A violent few days…

The Monday has dawned as a bright, warmish (for March in northern Alberta!) day after a week and weekend of violence… both man-made and another example of Mother Nature pushing back.

Late last week in Ontario, just outside of Belleville, an eighteen year old boy murdered two people while trying to get at his estranged girlfriend.  He killed the girl’s mother, her younger sister and seriously injured the object of his affection before fleeing…  The husband/father found the carnage when he returned home early in the morning from what I assume was a night shift.

Here in Edmonton a disgruntled employee, suspended from his job as a mechanic at a local car dealership for uttering ‘racially charged remarks’ went into the dealership one morning with a shotgun and started shooting.  He killed one person, wounded others, and then killed himself.  It is made that more poignant when one understands that one of the first responders, a female police officer, discovered that it was her husband which had been killed by the shooter.

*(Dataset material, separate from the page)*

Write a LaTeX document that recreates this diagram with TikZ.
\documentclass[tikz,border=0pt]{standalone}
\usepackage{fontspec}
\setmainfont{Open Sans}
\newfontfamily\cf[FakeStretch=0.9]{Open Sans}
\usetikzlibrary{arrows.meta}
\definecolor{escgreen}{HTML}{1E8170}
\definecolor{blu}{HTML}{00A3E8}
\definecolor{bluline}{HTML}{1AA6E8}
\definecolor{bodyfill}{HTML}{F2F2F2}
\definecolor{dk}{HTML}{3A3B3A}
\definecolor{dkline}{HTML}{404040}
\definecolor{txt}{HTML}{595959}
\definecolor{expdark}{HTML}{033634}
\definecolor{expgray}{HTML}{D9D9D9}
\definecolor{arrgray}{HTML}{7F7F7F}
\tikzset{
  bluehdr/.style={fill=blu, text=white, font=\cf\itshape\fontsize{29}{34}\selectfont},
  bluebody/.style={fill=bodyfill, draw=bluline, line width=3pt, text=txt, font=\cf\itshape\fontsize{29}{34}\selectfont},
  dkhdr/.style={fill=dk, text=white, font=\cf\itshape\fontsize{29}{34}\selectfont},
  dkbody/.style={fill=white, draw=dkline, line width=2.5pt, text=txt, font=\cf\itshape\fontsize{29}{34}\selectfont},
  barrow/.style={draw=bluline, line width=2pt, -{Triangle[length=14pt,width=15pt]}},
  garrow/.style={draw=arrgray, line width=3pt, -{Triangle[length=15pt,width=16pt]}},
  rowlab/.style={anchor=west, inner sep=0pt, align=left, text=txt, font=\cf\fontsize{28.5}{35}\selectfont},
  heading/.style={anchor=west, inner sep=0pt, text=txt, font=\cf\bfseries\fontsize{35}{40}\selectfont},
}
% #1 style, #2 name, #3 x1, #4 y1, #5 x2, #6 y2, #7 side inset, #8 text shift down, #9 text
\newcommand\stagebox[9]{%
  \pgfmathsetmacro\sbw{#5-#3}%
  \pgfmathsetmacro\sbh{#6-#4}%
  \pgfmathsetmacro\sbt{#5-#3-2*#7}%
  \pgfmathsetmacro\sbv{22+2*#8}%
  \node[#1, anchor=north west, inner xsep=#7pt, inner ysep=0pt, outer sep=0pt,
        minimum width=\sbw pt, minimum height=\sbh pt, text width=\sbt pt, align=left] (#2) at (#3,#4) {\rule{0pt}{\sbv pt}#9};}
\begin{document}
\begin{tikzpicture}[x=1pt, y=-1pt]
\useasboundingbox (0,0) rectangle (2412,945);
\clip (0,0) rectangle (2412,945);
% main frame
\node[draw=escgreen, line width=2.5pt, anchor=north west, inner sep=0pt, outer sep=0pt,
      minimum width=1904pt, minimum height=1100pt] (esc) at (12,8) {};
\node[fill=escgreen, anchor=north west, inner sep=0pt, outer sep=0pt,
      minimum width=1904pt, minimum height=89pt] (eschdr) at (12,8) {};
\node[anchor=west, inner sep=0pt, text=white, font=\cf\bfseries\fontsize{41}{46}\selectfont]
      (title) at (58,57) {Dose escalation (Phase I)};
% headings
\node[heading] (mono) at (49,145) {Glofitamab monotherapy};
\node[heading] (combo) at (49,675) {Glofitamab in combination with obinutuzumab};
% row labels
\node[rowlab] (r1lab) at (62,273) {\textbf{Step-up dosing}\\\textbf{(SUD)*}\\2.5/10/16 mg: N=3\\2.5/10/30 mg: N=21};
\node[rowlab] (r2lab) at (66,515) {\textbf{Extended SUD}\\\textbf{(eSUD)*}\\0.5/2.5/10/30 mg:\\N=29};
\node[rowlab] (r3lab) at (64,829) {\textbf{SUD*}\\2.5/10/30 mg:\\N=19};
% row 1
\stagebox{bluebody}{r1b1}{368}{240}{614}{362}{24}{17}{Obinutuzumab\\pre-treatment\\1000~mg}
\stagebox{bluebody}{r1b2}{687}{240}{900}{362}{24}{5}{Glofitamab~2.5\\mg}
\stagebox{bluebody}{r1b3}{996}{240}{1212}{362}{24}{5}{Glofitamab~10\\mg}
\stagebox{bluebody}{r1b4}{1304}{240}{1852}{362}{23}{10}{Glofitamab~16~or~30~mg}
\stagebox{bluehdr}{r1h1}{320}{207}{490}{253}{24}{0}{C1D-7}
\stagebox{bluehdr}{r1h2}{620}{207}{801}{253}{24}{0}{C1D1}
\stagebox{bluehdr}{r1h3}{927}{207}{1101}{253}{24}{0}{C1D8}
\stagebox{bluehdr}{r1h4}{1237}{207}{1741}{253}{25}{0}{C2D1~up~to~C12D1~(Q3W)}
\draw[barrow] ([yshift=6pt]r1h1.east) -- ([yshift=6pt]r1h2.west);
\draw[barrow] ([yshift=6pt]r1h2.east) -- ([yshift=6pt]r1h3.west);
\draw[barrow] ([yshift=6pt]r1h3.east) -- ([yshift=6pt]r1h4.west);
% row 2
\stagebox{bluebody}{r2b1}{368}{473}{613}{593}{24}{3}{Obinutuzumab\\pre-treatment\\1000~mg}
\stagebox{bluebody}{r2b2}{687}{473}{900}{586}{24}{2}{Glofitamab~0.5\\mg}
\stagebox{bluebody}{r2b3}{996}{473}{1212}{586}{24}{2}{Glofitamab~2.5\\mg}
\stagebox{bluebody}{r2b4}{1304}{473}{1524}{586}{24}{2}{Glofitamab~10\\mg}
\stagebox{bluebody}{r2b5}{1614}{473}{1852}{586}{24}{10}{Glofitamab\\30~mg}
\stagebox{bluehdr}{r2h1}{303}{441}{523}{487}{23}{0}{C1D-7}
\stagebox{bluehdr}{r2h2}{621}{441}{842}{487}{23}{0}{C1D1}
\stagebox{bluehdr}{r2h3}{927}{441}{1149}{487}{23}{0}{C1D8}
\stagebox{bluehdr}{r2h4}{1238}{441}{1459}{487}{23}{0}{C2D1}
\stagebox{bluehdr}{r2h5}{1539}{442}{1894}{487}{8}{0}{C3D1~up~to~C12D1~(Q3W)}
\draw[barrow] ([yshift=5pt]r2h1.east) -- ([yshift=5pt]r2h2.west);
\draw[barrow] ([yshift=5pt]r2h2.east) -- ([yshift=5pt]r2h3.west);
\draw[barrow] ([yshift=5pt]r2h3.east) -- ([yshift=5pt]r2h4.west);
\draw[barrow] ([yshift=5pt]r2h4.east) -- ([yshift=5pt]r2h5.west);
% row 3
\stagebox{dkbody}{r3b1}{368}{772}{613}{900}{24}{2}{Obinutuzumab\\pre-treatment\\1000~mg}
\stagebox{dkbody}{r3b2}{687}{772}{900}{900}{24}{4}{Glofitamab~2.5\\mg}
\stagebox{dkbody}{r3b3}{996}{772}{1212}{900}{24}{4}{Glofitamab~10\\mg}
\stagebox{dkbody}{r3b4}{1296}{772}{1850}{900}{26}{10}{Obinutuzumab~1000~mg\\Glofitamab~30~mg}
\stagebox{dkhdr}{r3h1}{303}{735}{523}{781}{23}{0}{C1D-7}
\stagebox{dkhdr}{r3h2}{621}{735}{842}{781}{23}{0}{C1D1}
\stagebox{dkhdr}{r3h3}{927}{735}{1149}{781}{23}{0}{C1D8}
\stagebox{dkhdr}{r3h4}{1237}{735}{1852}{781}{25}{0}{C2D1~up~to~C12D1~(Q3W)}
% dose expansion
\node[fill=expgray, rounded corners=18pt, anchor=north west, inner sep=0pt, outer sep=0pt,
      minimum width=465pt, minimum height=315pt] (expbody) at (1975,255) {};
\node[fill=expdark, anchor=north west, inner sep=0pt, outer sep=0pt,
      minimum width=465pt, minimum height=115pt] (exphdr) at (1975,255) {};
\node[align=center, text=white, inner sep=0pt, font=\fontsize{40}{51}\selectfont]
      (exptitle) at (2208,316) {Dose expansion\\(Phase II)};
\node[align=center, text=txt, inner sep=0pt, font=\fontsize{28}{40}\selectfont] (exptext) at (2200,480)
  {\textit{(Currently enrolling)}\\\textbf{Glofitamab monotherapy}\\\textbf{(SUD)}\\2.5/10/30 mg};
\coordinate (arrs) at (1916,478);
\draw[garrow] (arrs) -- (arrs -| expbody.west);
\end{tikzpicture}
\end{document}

As we begin to understand the background stories to the scenarios, we begin to see that there were certain checks and balances in place that may have identified the killers before the situation got to these levels, if they had been properly applied.  Hindsight is 20/20 though, isn’t it?

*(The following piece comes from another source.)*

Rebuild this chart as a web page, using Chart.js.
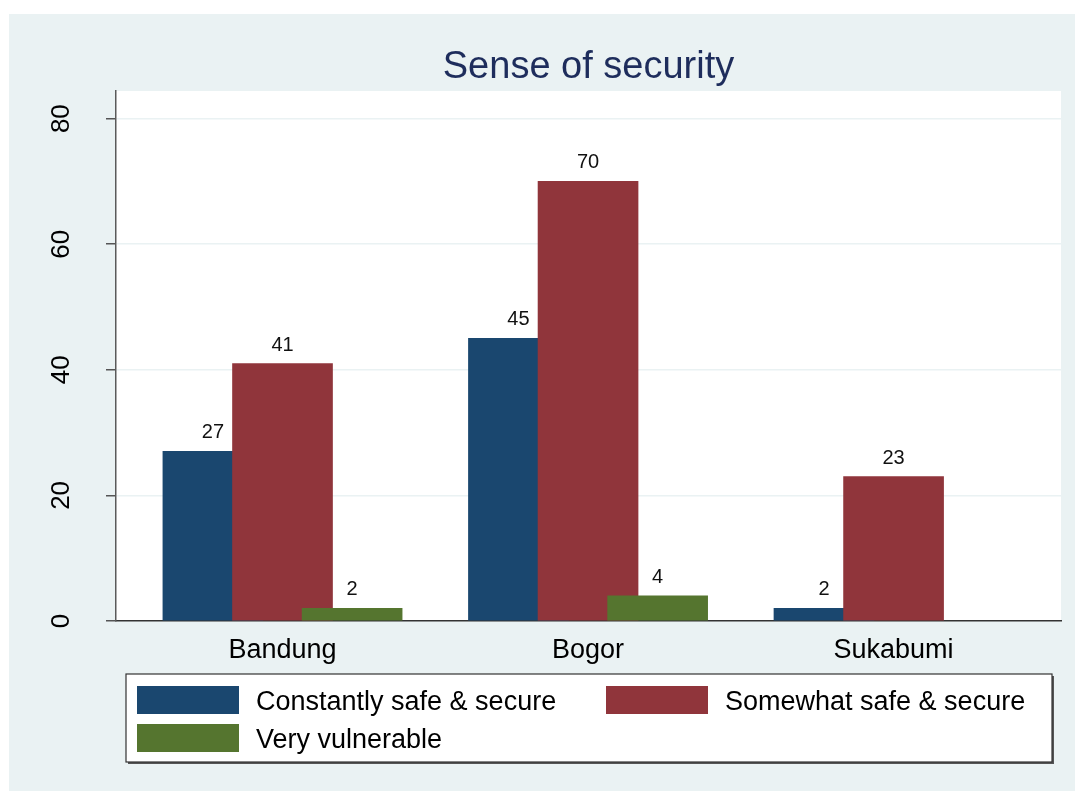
<!DOCTYPE html>
<html><head><meta charset="utf-8">
<script src="https://cdn.jsdelivr.net/npm/chart.js@4/dist/chart.umd.min.js"></script>
<style>html,body{margin:0;padding:0;background:#fff}#wrap{width:1075px;height:791px}</style>
</head><body><div id="wrap"><canvas id="c" width="1075" height="791"></canvas></div>
<script>
// ---- data ----
const categories = ['Bandung', 'Bogor', 'Sukabumi'];
const constantlySafe = [27, 45, 2];
const somewhatSafe = [41, 70, 23];
const veryVulnerable = [2, 4, null];
const seriesLabels = ['Constantly safe & secure', 'Somewhat safe & secure', 'Very vulnerable'];
const yTicks = [0, 20, 40, 60, 80];
const chartTitle = 'Sense of security';

// ---- styles ----
const FONT = '"Liberation Sans", Arial, Helvetica, sans-serif';
const COLORS = ['#1a476f', '#90353b', '#55752f'];
const BG = '#eaf2f3';
const BAR_GAP = 0.2278;   // offset of bars inside a group, in category units
const offsets = [-BAR_GAP, 0, BAR_GAP];

function pts(values, k) {
  return categories.map((c, i) => ({ x: i + offsets[k], y: values[i] }));
}

const bgPlugin = {
  id: 'bg',
  beforeDraw(chart) {
    const { ctx, chartArea: a } = chart;
    ctx.save();
    ctx.fillStyle = '#ffffff';
    ctx.fillRect(0, 0, chart.width, chart.height);
    ctx.fillStyle = BG;
    ctx.fillRect(9, 14, chart.width - 9, chart.height - 14);
    ctx.fillStyle = '#ffffff';
    ctx.fillRect(a.left, a.top, a.right - a.left, a.bottom - a.top);
    ctx.restore();
  }
};

const labelPlugin = {
  id: 'vlabels',
  afterDatasetsDraw(chart) {
    const { ctx } = chart;
    ctx.save();
    ctx.font = '20px ' + FONT;
    ctx.fillStyle = '#111';
    ctx.textAlign = 'center';
    ctx.textBaseline = 'alphabetic';
    chart.data.datasets.forEach((ds, di) => {
      const meta = chart.getDatasetMeta(di);
      meta.data.forEach((el, i) => {
        const v = ds.data[i].y;
        if (v === null || v === undefined) return;
        ctx.fillText(String(v), el.x, el.y - 13);
      });
    });
    ctx.restore();
  }
};

const titlePlugin = {
  id: 'stataTitle',
  afterDraw(chart) {
    const { ctx, chartArea: a } = chart;
    ctx.save();
    ctx.font = '38px ' + FONT;
    ctx.fillStyle = '#1e2d5c';
    ctx.textAlign = 'center';
    ctx.textBaseline = 'alphabetic';
    ctx.fillText(chartTitle, (a.left + a.right) / 2, 78);
    ctx.restore();
  }
};

const legendPlugin = {
  id: 'boxLegend',
  afterDraw(chart) {
    const { ctx } = chart;
    ctx.save();
    // shadow
    ctx.fillStyle = '#555';
    ctx.fillRect(128, 676, 926, 88);
    ctx.fillStyle = '#ffffff';
    ctx.fillRect(126, 674, 926, 88);
    ctx.strokeStyle = '#333';
    ctx.lineWidth = 1.2;
    ctx.strokeRect(126, 674, 926, 88);
    const slots = [
      { sx: 137, tx: 256, y: 686 },
      { sx: 606, tx: 725, y: 686 },
      { sx: 137, tx: 256, y: 724 }
    ];
    ctx.font = '27px ' + FONT;
    ctx.textAlign = 'left';
    ctx.textBaseline = 'middle';
    seriesLabels.forEach((lab, k) => {
      const s = slots[k];
      ctx.fillStyle = COLORS[k];
      ctx.fillRect(s.sx, s.y, 102, 28);
      ctx.fillStyle = '#000';
      ctx.fillText(lab, s.tx, s.y + 17);
    });
    ctx.restore();
  }
};

const seriesValues = [constantlySafe, somewhatSafe, veryVulnerable];
const datasets = seriesValues.map((vals, k) => ({
  label: seriesLabels[k],
  data: pts(vals, k),
  backgroundColor: COLORS[k],
  borderWidth: 0,
  barThickness: 100,
  grouped: false,
  order: 2 - k
}));

new Chart(document.getElementById('c'), {
  type: 'bar',
  data: { datasets },
  plugins: [bgPlugin, labelPlugin, titlePlugin, legendPlugin],
  options: {
    responsive: false,
    devicePixelRatio: 1,
    animation: false,
    layout: { padding: { left: 0, top: 91, right: 14, bottom: 120 } },
    plugins: { legend: { display: false }, title: { display: false }, tooltip: { enabled: false } },
    scales: {
      x: {
        type: 'linear',
        min: -0.545,
        max: 2.548,
        offset: false,
        afterBuildTicks: (s) => { s.ticks = categories.map((c, i) => ({ value: i })); },
        afterFit: (s) => { s.height = 50; },
        ticks: {
          callback: (v) => categories[v],
          autoSkip: false, maxRotation: 0, minRotation: 0,
          font: { family: FONT, size: 27 }, color: '#000', padding: 13
        },
        grid: { display: false, drawTicks: false },
        border: { display: true, color: '#333', width: 1.5 }
      },
      y: {
        min: 0,
        max: 84.4,
        afterBuildTicks: (s) => { s.ticks = yTicks.map(v => ({ value: v })); },
        afterFit: (s) => { s.width = 116; },
        ticks: {
          font: { family: FONT, size: 26 }, color: '#000',
          minRotation: 90, maxRotation: 90, crossAlign: 'center', padding: 30
        },
        grid: {
          color: (c) => (c.tick && c.tick.value === 0) ? 'rgba(0,0,0,0)' : BG,
          lineWidth: 1.5, tickColor: '#555', tickLength: 10, drawTicks: true
        },
        border: { display: true, color: '#5a5a5a', width: 1.5 }
      }
    }
  }
});
</script></body></html>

But this same sort of due diligence and care that could have saved 4 lives should also have been applied to a scenario which allowed Mother Nature’s wrath to kill two people and hurt up to 30 others in the mountains just out side of Revelstoke.  Even after being warned, even after avalanche alerts had been posted for a specific area, up to 200 people chose to ignore the evidence and rode their snowmobiles into the back country for a competition, the Big Iron Shoot-out on Boulder Mountain, challenging the mountain to push back.  It did.  People died.

There are warning signs.  There are behaviours that we can identify if we’re paying attention.  Indicators are usually in place before human beings cause something irreversible to happen.  People don’t pay attention to the signs.  Or, unfortunately, they become thrill junkies putting others at risk.